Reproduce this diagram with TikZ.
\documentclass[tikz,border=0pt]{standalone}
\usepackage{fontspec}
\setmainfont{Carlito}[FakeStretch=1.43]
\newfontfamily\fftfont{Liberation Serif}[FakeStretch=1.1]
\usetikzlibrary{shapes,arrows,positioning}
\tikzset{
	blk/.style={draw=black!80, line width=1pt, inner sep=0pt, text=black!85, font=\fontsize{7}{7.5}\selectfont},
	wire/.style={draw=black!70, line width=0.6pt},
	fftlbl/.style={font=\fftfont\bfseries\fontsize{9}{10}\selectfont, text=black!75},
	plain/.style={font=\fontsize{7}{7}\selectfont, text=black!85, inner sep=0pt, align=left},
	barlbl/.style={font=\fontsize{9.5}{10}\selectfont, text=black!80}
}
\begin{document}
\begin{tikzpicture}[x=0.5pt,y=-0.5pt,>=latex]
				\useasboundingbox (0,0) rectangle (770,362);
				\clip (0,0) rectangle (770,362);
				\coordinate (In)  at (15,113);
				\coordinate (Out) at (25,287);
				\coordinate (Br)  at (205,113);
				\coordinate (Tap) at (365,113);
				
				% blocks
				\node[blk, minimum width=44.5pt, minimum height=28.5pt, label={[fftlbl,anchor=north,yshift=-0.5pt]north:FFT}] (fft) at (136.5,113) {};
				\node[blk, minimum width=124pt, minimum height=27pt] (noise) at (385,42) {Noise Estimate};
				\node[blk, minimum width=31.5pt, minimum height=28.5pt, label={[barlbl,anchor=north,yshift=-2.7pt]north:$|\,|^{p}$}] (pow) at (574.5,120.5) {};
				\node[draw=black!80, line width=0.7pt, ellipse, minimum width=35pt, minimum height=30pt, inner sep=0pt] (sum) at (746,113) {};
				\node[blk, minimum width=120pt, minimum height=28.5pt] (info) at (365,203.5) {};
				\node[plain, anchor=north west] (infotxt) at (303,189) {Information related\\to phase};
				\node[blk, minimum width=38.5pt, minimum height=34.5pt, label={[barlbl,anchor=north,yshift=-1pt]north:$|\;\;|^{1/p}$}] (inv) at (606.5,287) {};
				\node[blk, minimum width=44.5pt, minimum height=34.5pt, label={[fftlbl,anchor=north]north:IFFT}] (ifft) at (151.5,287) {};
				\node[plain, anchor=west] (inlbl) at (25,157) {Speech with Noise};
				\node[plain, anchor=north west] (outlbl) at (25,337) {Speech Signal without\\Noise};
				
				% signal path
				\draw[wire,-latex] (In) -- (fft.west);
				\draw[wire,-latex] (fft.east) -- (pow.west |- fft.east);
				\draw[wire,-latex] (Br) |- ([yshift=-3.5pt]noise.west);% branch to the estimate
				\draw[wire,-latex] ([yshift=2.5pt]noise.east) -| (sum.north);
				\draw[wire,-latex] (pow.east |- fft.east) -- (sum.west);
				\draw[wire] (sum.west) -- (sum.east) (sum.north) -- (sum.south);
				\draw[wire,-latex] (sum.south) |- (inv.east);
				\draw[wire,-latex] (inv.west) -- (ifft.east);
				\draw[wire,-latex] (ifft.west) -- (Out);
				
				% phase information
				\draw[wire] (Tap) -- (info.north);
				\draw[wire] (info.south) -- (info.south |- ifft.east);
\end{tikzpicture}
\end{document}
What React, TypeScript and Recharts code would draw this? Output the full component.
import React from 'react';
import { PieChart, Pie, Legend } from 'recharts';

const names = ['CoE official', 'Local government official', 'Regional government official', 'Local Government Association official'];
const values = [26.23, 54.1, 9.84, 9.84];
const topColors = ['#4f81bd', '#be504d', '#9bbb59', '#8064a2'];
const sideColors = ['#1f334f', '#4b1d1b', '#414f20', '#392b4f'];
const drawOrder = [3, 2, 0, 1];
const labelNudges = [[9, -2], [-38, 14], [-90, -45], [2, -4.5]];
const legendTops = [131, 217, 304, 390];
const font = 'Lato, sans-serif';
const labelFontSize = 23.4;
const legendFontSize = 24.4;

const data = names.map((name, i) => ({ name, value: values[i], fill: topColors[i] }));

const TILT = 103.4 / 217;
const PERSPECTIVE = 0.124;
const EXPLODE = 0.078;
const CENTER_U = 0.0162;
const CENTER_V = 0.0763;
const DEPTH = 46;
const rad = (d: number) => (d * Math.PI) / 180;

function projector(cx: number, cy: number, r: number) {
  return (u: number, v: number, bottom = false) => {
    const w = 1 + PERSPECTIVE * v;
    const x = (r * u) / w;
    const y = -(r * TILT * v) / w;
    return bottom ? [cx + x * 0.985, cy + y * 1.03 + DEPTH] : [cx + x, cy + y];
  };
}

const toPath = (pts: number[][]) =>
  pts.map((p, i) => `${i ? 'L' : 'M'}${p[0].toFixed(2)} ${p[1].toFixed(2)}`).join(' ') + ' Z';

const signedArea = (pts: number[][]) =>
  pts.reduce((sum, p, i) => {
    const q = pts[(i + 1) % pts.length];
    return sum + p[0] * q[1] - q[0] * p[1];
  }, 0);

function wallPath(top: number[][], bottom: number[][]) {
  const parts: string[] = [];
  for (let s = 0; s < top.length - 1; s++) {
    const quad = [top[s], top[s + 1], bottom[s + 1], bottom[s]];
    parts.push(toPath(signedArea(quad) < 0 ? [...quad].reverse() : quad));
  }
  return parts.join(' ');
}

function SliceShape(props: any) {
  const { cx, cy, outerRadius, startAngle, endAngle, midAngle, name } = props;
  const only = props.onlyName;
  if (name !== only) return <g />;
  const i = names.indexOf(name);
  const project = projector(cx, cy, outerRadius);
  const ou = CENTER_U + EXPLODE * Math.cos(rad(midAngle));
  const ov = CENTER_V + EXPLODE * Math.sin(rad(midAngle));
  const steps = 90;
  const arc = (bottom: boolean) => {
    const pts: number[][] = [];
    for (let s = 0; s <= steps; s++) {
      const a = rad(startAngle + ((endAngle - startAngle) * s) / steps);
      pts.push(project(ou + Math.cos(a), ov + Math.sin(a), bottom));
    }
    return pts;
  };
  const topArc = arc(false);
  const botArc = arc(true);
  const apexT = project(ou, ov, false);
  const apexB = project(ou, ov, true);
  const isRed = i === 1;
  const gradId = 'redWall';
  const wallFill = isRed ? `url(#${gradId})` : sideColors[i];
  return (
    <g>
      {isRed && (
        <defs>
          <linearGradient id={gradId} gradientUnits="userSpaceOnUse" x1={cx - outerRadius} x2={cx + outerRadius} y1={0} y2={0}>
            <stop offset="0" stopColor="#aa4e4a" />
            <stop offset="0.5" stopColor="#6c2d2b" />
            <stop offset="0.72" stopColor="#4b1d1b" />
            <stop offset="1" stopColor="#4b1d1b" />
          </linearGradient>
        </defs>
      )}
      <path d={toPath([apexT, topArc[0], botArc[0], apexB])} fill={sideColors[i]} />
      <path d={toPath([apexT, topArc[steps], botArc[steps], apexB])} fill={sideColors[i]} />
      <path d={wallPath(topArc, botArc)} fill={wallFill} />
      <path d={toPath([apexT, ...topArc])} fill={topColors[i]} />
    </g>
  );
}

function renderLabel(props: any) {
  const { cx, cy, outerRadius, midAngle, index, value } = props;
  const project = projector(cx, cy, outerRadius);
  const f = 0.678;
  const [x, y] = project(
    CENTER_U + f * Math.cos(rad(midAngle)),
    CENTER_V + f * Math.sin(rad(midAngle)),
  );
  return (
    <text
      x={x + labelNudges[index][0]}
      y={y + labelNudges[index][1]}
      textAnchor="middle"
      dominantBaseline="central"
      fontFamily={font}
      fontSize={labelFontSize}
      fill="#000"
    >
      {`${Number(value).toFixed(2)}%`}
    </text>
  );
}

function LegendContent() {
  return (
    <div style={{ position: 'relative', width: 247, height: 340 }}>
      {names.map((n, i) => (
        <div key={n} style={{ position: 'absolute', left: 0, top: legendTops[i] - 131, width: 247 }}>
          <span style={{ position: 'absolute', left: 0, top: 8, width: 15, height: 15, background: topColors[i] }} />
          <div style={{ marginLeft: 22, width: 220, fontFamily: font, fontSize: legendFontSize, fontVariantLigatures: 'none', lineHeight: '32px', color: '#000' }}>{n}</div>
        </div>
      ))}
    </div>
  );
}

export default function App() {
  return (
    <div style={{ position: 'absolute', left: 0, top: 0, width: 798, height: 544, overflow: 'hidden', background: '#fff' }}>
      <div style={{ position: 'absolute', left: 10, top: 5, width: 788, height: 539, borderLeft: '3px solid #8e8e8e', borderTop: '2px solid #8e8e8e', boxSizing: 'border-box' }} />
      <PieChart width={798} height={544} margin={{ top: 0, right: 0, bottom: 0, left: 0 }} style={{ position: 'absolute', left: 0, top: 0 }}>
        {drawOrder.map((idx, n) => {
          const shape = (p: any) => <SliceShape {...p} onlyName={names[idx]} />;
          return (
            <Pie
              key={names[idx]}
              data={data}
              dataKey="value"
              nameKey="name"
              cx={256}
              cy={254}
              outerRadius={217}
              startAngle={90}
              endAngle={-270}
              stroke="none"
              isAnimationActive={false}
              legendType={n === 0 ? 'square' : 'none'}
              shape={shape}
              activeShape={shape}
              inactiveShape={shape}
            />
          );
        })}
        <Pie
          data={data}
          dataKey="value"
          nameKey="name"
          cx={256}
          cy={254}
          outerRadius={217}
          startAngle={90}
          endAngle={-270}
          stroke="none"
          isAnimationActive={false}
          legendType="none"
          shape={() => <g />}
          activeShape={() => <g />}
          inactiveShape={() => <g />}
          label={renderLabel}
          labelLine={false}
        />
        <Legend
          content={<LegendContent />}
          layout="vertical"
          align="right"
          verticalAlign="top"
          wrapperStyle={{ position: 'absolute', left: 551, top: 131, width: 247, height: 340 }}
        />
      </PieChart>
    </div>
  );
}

**Short exercise**
Reproduce every line from the entries that holds the word "React".

**Reply**
What React, TypeScript and Recharts code would draw this? Output the full component.
import React from 'react';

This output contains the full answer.